Imagine spending your school year not just learning about world problems, but actually inventing solutions to fix them.

That's exactly what happened at Mabry Middle School's annual InVenture Night, where 70 teams of sixth and seventh graders unveiled inventions they'd been perfecting for four months. One standout creation, the "Mold Meter," tackles food waste and malnutrition on a global scale.

"We put four months of hard work in it and our product is important because it lowers the GDP and decreases malnutrition in the world," said Aashi, one of the student inventors. Her team's device helps detect food spoilage before it becomes a problem.

But the inventions go far beyond classroom projects. Students conducted patent research, market surveys, and interviews with industry experts. Dr. Ingle Larkin, who helps oversee the event, says the kids approach their work like real entrepreneurs launching actual products.

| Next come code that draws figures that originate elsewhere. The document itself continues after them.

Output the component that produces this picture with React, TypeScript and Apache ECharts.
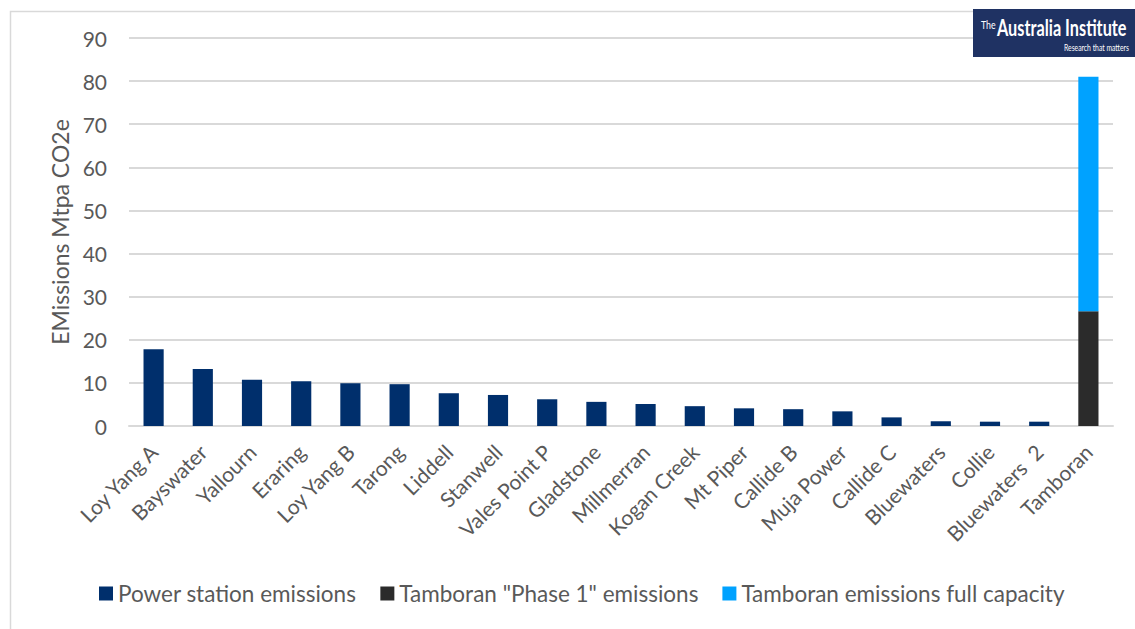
import React, { useEffect, useRef } from "react";
import * as echarts from "echarts";

const categories = [
  "Loy Yang A", "Bayswater", "Yallourn", "Eraring", "Loy Yang B", "Tarong",
  "Liddell", "Stanwell", "Vales Point P", "Gladstone", "Millmerran", "Kogan Creek",
  "Mt Piper", "Callide B", "Muja Power", "Callide C", "Bluewaters", "Collie",
  "Bluewaters  2", "Tamboran",
];
const powerStation = [17.8, 13.2, 10.7, 10.4, 9.9, 9.7, 7.6, 7.2, 6.2, 5.6, 5.1, 4.6, 4.1, 3.9, 3.4, 2.0, 1.1, 1.0, 1.0, null];
const tamboranPhase1 = [null, null, null, null, null, null, null, null, null, null, null, null, null, null, null, null, null, null, null, 26.6];
const tamboranFull = [null, null, null, null, null, null, null, null, null, null, null, null, null, null, null, null, null, null, null, 54.4];
const seriesNames = ["Power station emissions", 'Tamboran "Phase 1" emissions', "Tamboran emissions full capacity"];
const yTicks = { min: 0, max: 90, interval: 10 };

const FONT = "Lato, 'Open Sans', sans-serif";
const GREY = "#595959";

export default function App() {
  const ref = useRef<HTMLDivElement>(null);
  useEffect(() => {
    if (!ref.current) return;
    const chart = echarts.init(ref.current, null, { renderer: "svg" });
    chart.setOption({
      animation: false,
      backgroundColor: "#ffffff",
      textStyle: { fontFamily: FONT },
      grid: { left: 129, right: 22, top: 38, bottom: 203, containLabel: false },
      legend: {
        bottom: 19,
        left: 94,
        itemWidth: 14,
        itemHeight: 14,
        itemGap: 24,
        icon: "rect",
        textStyle: { color: GREY, fontSize: 22.5, fontFamily: FONT },
        data: seriesNames,
      },
      xAxis: {
        type: "category",
        data: categories,
        axisLine: { lineStyle: { color: "#d9d9d9", width: 2 } },
        axisTick: { show: false },
        axisLabel: { rotate: 45, color: GREY, fontSize: 21, margin: 22, interval: 0, fontFamily: FONT },
      },
      yAxis: {
        type: "value",
        min: yTicks.min,
        max: yTicks.max,
        interval: yTicks.interval,
        name: "EMissions Mtpa CO2e",
        nameLocation: "middle",
        nameGap: 58,
        nameTextStyle: { color: GREY, fontSize: 23, fontFamily: FONT },
        axisLabel: { color: GREY, fontSize: 21, margin: 22, fontFamily: FONT },
        axisLine: { show: false },
        axisTick: { show: false },
        splitLine: { lineStyle: { color: "#d9d9d9", width: 2 } },
      },
      series: [
        { name: seriesNames[0], type: "bar", stack: "s", data: powerStation, barWidth: "41%", itemStyle: { color: "#002F6C" } },
        { name: seriesNames[1], type: "bar", stack: "s", data: tamboranPhase1, barWidth: "41%", itemStyle: { color: "#2B2B2B" } },
        { name: seriesNames[2], type: "bar", stack: "s", data: tamboranFull, barWidth: "41%", itemStyle: { color: "#00A2FF" } },
      ],
      graphic: [
        { type: "rect", left: 8, top: 9, shape: { width: 1200, height: 700 }, style: { fill: "none", stroke: "#d9d9d9", lineWidth: 1.5 }, silent: true },
        { type: "rect", left: 973, top: 9, shape: { width: 170, height: 48 }, style: { fill: "#1F3263" }, z: 10 },
        { type: "text", x: 981, y: 19, scaleX: 0.8, style: { text: "The", fill: "#ffffff", fontSize: 11, fontFamily: FONT }, z: 11 },
        { type: "text", x: 997, y: 16, scaleX: 0.74, style: { text: "Australia Institute", fill: "#ffffff", fontSize: 22, fontWeight: "bold", fontFamily: FONT }, z: 11 },
        { type: "text", x: 1064, y: 42, scaleX: 0.68, style: { text: "Research that matters", fill: "#ffffff", fontSize: 10, fontFamily: FONT }, z: 11 },
      ],
    });
    return () => chart.dispose();
  }, []);
  return <div ref={ref} style={{ position: "fixed", left: 0, top: 0, width: 1135, height: 629 }} />;
}
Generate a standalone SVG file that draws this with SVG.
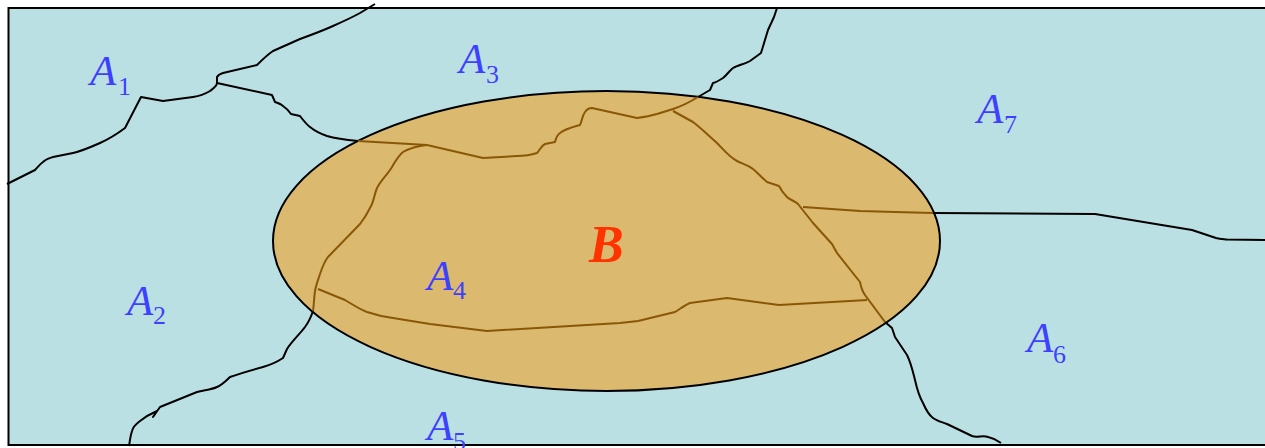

The stakes are real too. At least four teams from Mabry will advance to compete against K-12 students statewide through Georgia Tech's InVenture competition. Winners from there get to showcase their inventions nationally, something multiple Mabry students have achieved in past years.

Middle Schoolers Invent 'Mold Meter' to Fight World Hunger

"It's not only cool, but also amazing to see the ideas these 6th and 7th graders come up with," said David Chastain, Vice-Chair of Cobb Schools' Board of Education. Dozens of parents, teachers, and community members packed the event to witness the young innovators in action.

The Ripple Effect

These middle schoolers aren't just learning science and engineering. They're discovering that their ideas matter and their age doesn't limit their ability to make real change.

When 12-year-olds start thinking about solving malnutrition and researching patents, they're not preparing for the future. They're already living it, proving that innovation doesn't require a college degree or corporate backing.

The program shows other schools nationwide what's possible when students get space to think big. Georgia's commitment to supporting young inventors through statewide competitions creates a pipeline of problem-solvers who enter high school already thinking like entrepreneurs.

Seventy teams of kids just proved that the next generation isn't waiting around for adults to fix the world's problems.